» **Source excerpt**
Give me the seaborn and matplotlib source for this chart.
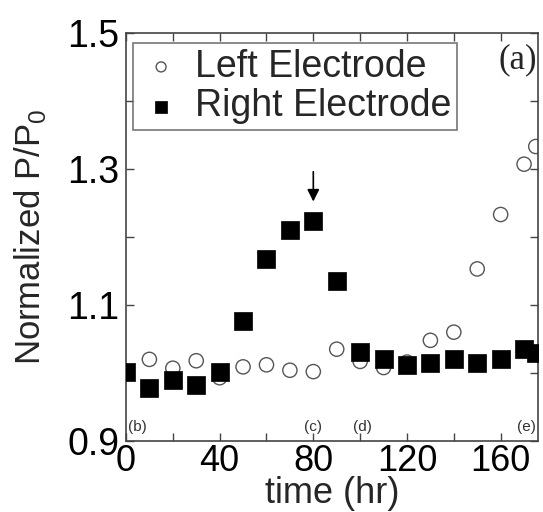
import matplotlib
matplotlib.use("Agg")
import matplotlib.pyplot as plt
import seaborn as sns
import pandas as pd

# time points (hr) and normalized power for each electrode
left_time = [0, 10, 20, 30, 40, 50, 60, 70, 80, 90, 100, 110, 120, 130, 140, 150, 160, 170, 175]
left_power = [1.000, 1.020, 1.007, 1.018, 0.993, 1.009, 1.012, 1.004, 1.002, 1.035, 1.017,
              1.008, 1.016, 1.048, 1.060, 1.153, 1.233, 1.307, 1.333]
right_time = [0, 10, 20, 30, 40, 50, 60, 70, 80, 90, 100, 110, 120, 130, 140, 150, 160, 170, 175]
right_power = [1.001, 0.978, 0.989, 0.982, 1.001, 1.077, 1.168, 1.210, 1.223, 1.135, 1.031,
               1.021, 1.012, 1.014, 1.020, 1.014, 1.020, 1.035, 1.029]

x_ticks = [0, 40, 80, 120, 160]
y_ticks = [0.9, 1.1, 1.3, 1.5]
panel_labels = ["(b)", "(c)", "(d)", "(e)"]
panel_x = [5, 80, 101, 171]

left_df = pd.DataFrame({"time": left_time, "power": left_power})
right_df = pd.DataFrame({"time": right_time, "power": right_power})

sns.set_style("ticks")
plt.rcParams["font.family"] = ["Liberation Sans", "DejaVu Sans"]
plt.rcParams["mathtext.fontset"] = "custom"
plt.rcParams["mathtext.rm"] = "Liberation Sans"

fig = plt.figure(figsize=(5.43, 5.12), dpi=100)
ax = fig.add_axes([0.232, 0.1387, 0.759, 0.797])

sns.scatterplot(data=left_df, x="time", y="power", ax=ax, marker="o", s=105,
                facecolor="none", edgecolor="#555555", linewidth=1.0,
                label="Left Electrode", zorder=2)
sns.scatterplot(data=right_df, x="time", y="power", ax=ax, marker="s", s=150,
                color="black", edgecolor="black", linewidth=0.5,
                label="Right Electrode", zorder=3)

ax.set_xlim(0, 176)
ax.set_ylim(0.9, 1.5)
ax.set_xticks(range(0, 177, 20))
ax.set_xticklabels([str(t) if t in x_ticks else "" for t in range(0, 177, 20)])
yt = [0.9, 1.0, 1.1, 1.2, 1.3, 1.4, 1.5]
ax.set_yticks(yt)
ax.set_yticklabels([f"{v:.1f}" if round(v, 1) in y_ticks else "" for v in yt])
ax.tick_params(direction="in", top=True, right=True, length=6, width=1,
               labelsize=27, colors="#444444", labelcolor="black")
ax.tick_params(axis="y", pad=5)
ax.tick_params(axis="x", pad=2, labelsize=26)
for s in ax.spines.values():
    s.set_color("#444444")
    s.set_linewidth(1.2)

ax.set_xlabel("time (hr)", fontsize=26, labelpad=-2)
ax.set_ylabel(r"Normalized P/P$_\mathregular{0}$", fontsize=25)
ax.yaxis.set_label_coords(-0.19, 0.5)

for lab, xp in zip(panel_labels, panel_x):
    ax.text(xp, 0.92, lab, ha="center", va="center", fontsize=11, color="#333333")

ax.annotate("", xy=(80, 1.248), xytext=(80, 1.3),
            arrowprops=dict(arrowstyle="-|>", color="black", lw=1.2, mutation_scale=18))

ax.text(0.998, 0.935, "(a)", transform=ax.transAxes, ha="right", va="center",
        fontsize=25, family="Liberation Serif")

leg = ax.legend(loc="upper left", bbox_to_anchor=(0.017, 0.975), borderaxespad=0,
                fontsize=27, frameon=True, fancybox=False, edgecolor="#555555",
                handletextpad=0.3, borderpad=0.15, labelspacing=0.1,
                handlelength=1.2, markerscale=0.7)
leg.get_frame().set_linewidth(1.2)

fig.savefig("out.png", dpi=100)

» **What you should do**
Repeat the material above in full and exactly, omitting the pictures.

» **Finished task**
Give me the seaborn and matplotlib source for this chart.
import matplotlib
matplotlib.use("Agg")
import matplotlib.pyplot as plt
import seaborn as sns
import pandas as pd

# time points (hr) and normalized power for each electrode
left_time = [0, 10, 20, 30, 40, 50, 60, 70, 80, 90, 100, 110, 120, 130, 140, 150, 160, 170, 175]
left_power = [1.000, 1.020, 1.007, 1.018, 0.993, 1.009, 1.012, 1.004, 1.002, 1.035, 1.017,
              1.008, 1.016, 1.048, 1.060, 1.153, 1.233, 1.307, 1.333]
right_time = [0, 10, 20, 30, 40, 50, 60, 70, 80, 90, 100, 110, 120, 130, 140, 150, 160, 170, 175]
right_power = [1.001, 0.978, 0.989, 0.982, 1.001, 1.077, 1.168, 1.210, 1.223, 1.135, 1.031,
               1.021, 1.012, 1.014, 1.020, 1.014, 1.020, 1.035, 1.029]

x_ticks = [0, 40, 80, 120, 160]
y_ticks = [0.9, 1.1, 1.3, 1.5]
panel_labels = ["(b)", "(c)", "(d)", "(e)"]
panel_x = [5, 80, 101, 171]

left_df = pd.DataFrame({"time": left_time, "power": left_power})
right_df = pd.DataFrame({"time": right_time, "power": right_power})

sns.set_style("ticks")
plt.rcParams["font.family"] = ["Liberation Sans", "DejaVu Sans"]
plt.rcParams["mathtext.fontset"] = "custom"
plt.rcParams["mathtext.rm"] = "Liberation Sans"

fig = plt.figure(figsize=(5.43, 5.12), dpi=100)
ax = fig.add_axes([0.232, 0.1387, 0.759, 0.797])

sns.scatterplot(data=left_df, x="time", y="power", ax=ax, marker="o", s=105,
                facecolor="none", edgecolor="#555555", linewidth=1.0,
                label="Left Electrode", zorder=2)
sns.scatterplot(data=right_df, x="time", y="power", ax=ax, marker="s", s=150,
                color="black", edgecolor="black", linewidth=0.5,
                label="Right Electrode", zorder=3)

ax.set_xlim(0, 176)
ax.set_ylim(0.9, 1.5)
ax.set_xticks(range(0, 177, 20))
ax.set_xticklabels([str(t) if t in x_ticks else "" for t in range(0, 177, 20)])
yt = [0.9, 1.0, 1.1, 1.2, 1.3, 1.4, 1.5]
ax.set_yticks(yt)
ax.set_yticklabels([f"{v:.1f}" if round(v, 1) in y_ticks else "" for v in yt])
ax.tick_params(direction="in", top=True, right=True, length=6, width=1,
               labelsize=27, colors="#444444", labelcolor="black")
ax.tick_params(axis="y", pad=5)
ax.tick_params(axis="x", pad=2, labelsize=26)
for s in ax.spines.values():
    s.set_color("#444444")
    s.set_linewidth(1.2)

ax.set_xlabel("time (hr)", fontsize=26, labelpad=-2)
ax.set_ylabel(r"Normalized P/P$_\mathregular{0}$", fontsize=25)
ax.yaxis.set_label_coords(-0.19, 0.5)

for lab, xp in zip(panel_labels, panel_x):
    ax.text(xp, 0.92, lab, ha="center", va="center", fontsize=11, color="#333333")

ax.annotate("", xy=(80, 1.248), xytext=(80, 1.3),
            arrowprops=dict(arrowstyle="-|>", color="black", lw=1.2, mutation_scale=18))

ax.text(0.998, 0.935, "(a)", transform=ax.transAxes, ha="right", va="center",
        fontsize=25, family="Liberation Serif")

leg = ax.legend(loc="upper left", bbox_to_anchor=(0.017, 0.975), borderaxespad=0,
                fontsize=27, frameon=True, fancybox=False, edgecolor="#555555",
                handletextpad=0.3, borderpad=0.15, labelspacing=0.1,
                handlelength=1.2, markerscale=0.7)
leg.get_frame().set_linewidth(1.2)

fig.savefig("out.png", dpi=100)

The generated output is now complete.